Wiring Isn't Enough
Not
so long ago, the future looked like this: The spread of computer
networking would lead to a global village, where people would share a common
culture, information would be free and everyone would be an information-have.
The Net would pull everyone together, and erase the imbalances between rich
and poor, First World and Third, North and South. On the Net, no one knows
if you're Hungarian or African, whether you wear sandals or Guccis, drive a
Porsche or ride a camel.
Needless to say, that hasn't happened. That earlier vision was colored more
by satellite television wrapping the planet in CNN and MTV than by the
two-way interactivity of the Internet. The Net reflects local culture and is
built on active participation by people everywhere; it doesn't simply beam
the same stuff impartially all over the world. It offers the same thing to
everyone, everywhere -- those who are connected, anyway. But then it's up to
individuals to make use of it. And that's where the gaps are still great.
Of course, amazing stories abound. American inner-city kids who get onto the
Net and out of the ghetto -- or stick around and use it to make things
better. And there are my friends in Central Europe and Russia, who arrange
programming gigs by e-mail and start up Web sites with no capital.
But you can't just give people access to information and expect to change
anything meaningfully. The industrial-age equivalent would be distributing
machinery with no source of power. Education is the crucial ingredient to
actually using the Net's free content and redistributed knowledge. And
spreading learning around is far more difficult -- not to mention,
expensive -- than simply wiring schools. Especially in places that are poor and
poorly educated -- most of Africa, for instance, a continent with fewer Net
connections than many U.S. cities.
Eastern Europeans, by contrast, are by and large well-educated. They may be
disadvantaged by geography, by recent history and by the chaotic surrounding
culture But once they manage to fight their way onto the Net they can hold
their own. Formidable barriers remain -- language, infrastructure, even the
modest capital needed to operate online. Even so, it's easier to join the
information economy from Moscow than, from, say, a disadvantaged home in
Appalachia. Let alone a tin-roofed shack on the outskirts of Lima.

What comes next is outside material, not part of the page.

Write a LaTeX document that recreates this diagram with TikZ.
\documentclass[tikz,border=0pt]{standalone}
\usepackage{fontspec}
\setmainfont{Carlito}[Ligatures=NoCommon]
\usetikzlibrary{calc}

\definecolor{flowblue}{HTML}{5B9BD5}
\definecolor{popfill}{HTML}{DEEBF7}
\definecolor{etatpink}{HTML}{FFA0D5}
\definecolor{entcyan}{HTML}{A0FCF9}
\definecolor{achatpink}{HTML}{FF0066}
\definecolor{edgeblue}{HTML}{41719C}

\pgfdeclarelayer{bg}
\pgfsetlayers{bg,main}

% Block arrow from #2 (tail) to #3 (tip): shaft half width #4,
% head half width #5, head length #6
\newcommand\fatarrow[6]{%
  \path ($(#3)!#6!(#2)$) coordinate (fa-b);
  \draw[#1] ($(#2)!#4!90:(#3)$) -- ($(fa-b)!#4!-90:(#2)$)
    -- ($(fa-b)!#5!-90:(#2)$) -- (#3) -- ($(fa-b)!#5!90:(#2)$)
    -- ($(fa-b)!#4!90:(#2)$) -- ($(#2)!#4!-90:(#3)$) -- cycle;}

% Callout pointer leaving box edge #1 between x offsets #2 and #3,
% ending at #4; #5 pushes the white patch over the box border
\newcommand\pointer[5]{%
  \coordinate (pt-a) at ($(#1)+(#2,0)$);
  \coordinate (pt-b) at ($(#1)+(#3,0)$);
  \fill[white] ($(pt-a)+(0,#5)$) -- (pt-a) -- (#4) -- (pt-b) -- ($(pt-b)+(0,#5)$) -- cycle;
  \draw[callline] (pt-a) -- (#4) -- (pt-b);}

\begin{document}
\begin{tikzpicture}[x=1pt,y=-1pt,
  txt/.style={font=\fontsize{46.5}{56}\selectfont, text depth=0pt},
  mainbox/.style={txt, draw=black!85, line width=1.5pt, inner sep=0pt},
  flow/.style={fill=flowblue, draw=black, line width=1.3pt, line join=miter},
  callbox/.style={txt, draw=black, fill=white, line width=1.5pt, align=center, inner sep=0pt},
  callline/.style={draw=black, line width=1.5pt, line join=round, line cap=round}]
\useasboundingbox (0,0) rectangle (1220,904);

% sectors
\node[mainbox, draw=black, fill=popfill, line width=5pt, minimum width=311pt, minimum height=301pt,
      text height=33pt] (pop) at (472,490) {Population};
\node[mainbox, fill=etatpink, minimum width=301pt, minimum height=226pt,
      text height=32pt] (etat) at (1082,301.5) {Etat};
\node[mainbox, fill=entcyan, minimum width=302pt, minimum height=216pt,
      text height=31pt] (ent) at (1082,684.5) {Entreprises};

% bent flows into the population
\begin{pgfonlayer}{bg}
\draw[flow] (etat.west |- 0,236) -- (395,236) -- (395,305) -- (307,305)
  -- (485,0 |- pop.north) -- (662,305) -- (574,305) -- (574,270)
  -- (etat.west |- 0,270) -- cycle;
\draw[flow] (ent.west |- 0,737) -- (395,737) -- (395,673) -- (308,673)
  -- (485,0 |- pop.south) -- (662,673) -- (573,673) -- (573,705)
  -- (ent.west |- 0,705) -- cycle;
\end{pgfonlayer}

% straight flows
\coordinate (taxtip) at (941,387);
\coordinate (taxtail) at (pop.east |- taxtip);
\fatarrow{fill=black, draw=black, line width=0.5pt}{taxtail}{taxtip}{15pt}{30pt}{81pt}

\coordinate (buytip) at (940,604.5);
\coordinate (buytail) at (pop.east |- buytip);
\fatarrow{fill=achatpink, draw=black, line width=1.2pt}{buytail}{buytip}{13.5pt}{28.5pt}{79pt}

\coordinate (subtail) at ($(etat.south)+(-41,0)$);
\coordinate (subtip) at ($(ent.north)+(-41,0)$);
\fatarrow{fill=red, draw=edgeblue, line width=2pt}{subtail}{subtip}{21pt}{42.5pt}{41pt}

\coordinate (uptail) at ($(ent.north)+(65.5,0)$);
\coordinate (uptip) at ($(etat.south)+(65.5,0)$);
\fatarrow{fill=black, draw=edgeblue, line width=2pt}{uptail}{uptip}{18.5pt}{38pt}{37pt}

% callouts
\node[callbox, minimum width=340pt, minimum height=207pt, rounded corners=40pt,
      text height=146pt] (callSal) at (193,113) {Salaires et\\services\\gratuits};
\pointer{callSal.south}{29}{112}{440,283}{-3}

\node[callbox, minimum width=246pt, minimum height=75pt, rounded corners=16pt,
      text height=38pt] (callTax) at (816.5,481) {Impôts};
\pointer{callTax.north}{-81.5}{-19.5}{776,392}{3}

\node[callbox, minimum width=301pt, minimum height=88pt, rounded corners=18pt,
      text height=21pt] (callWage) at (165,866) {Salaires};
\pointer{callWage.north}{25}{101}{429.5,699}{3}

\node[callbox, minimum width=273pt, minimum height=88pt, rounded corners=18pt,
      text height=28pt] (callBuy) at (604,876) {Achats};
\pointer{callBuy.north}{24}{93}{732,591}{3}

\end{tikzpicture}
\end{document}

But especially for people long cut off from mainstream global culture, the
attraction is overwhelming. Those of us in the West can easily forget how
magical this system is. In North America or Western Europe, there are many
way to get whatever information you want, with or without the Internet. But
in Tashkent or Tallin or even Moscow itself, the Net may be literally the only
source. And things like slow access or bad connections are a minor
inconvenience compared with waiting weeks or months for a book or precious
document -- or simply not being able to get some crucial piece of information
at all.
I started using e-mail in 1989, not to communicate with other leading-edge
people in the United States -- I could get them easily enough by telephone -- but to
exchange messages with programmers and budding businessmen I had met in
Russia. I remember when a man called Leo Tomberg in Estonia established the
first connection between Russia's then-UUCP network and the Internet, via a
gateway in Finland. It was like a hole in a dike, and information rushed
through... in both directions.
Today that same pent-up desire describes millions of people living on the
margins of global civilization, and yearning to be a part of the bigger
world. The Internet is a ladder that can get them there -- but only for those
who can figure out how to climb.
Esther Dyson, who chairs the Electronic Frontier Foundation, is the president of EDventure Holdings, and co-founder of Poland Online.